Fed’s Kashkari Says Strong Jobs Data Show Need For More Hikes

“I haven’t seen anything yet to lower my rate path.”

Neel Kashkari, president and chief executive officer of the Federal Reserve Bank of Minneapolis.
Neel Kashkari, president and chief executive officer of the Federal Reserve Bank of Minneapolis.

Federal Reserve Bank of Minneapolis President Neel Kashkari said January’s strong labor-market report shows the US central bank needs to keep raising interest rates.

“Right now I’m still at around 5.4%,” Kashkari told CNBC in an interview Tuesday, referring to his forecast for how high rates need to go to bridle inflation. “If I had to pick a number today, I’d be where I was in December.”

The FOMC raised its benchmark rate by a quarter percentage point to a range of 4.5% to 4.75% last week. The smaller move followed a half-point increase in December and four jumbo-sized 75 basis-point hikes prior to that.

Officials in December projected they would raise rates to 5.1% in 2023, according to their median projection, and stay on hold through the year.

“No one should overreact to one report,” Kashkari said. “But the underlying strength of the services sector of the economy is still very robust and that’s where I think a lot of us are focusing our attention.”

Employers added 517,000 new jobs last month while the unemployment rate fell to 3.4%, the lowest since May 1969.

Kashkari, a voter this year on the policy-setting Federal Open Market Committee, has emerged in recent months as one of the more hawkish officials at the central bank as it fights high inflation.

“I too was surprised by the big jobs number. It tells me that so far we’re not seeing much of an imprint of our tightening to date on the labor market,” he said. “There’s some evidence it’s having some effect but it’s pretty muted so far. I haven’t seen anything yet to lower my rate path.”

“We need to raise rates aggressively to put a ceiling on inflation, then let monetary policy work its way through the economy,” he said. “ We can always back off so we’re having to let inflation guide policy rather than our models guide policy.”

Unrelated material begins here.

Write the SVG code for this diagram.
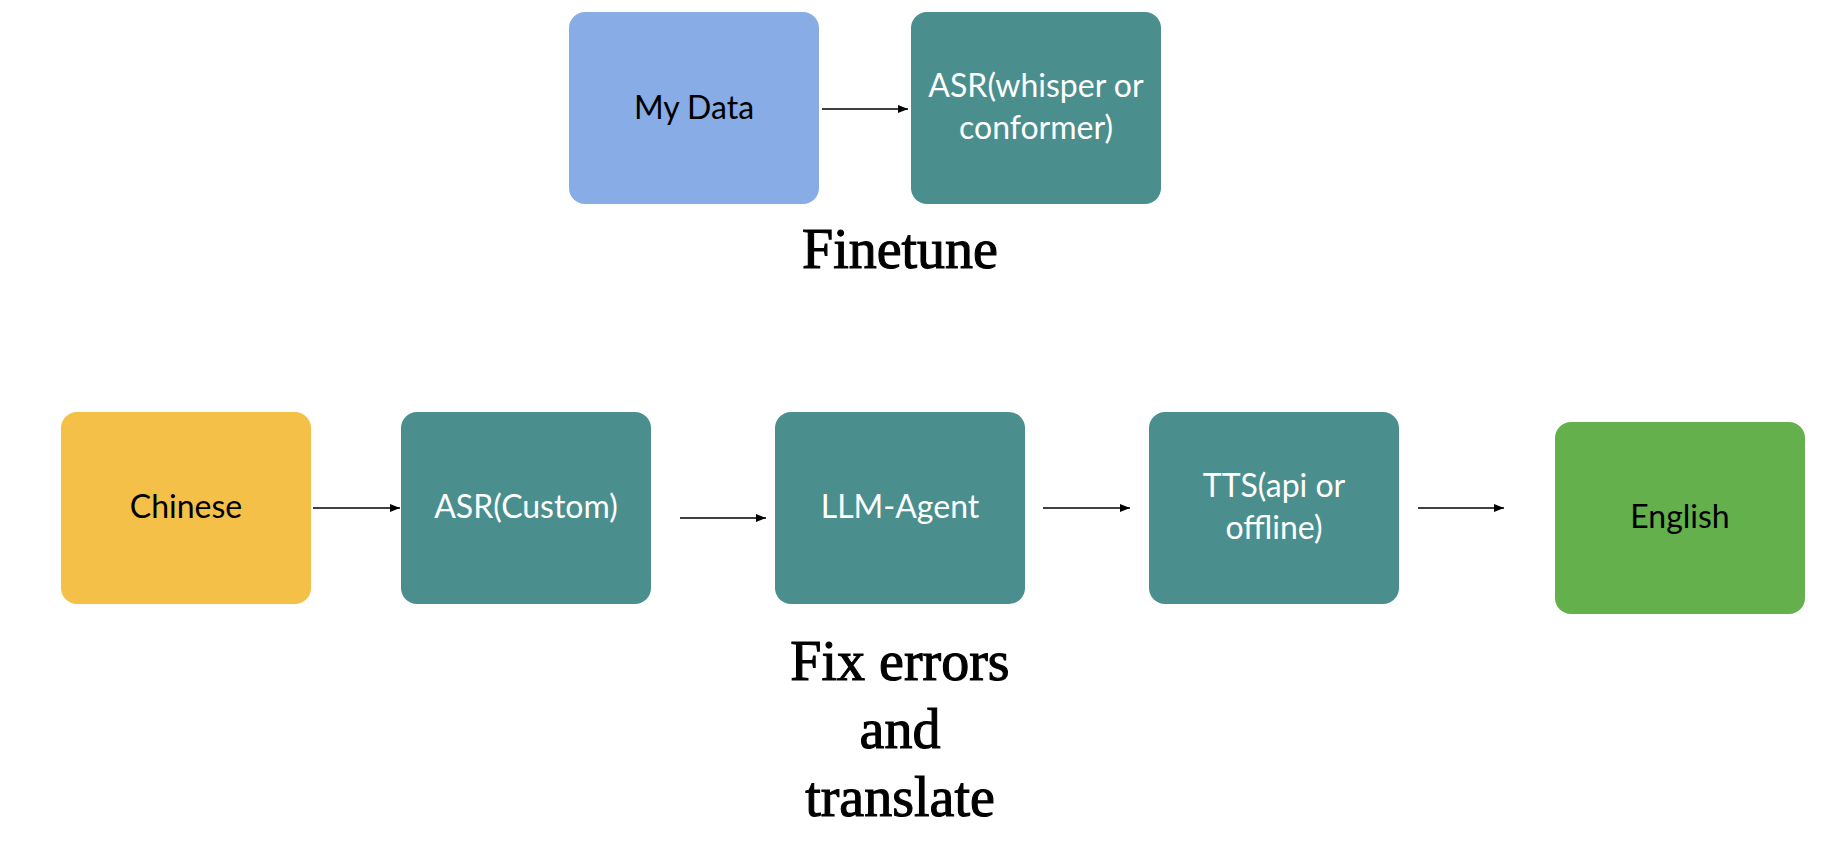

Atalanta Fed President Raphael Bostic, speaking in an interview with Bloomberg News on Monday, said that the strong payroll report could suggest the need for rates to peak at higher levels and policymakers would be studying the data to see if the January numbers were an anomaly.

Investors have lifted where they see rates peaking this year and are now in line with that projection following a much stronger-than-expected January employment report.

Chair Jerome Powell, speaking to reporters on Feb. 1 after the conclusion of the Fed’s meeting, said officials expect to deliver a “couple” more interest-rate increases before putting their aggressive tightening campaign on hold. 

He has a chance to reinforce his message in the aftermath of the red-hot jobs print when he speaks again at 12:40 p.m. on Tuesday in Washington.

(Updates with more comment from Kashkari in fifth paragraph.)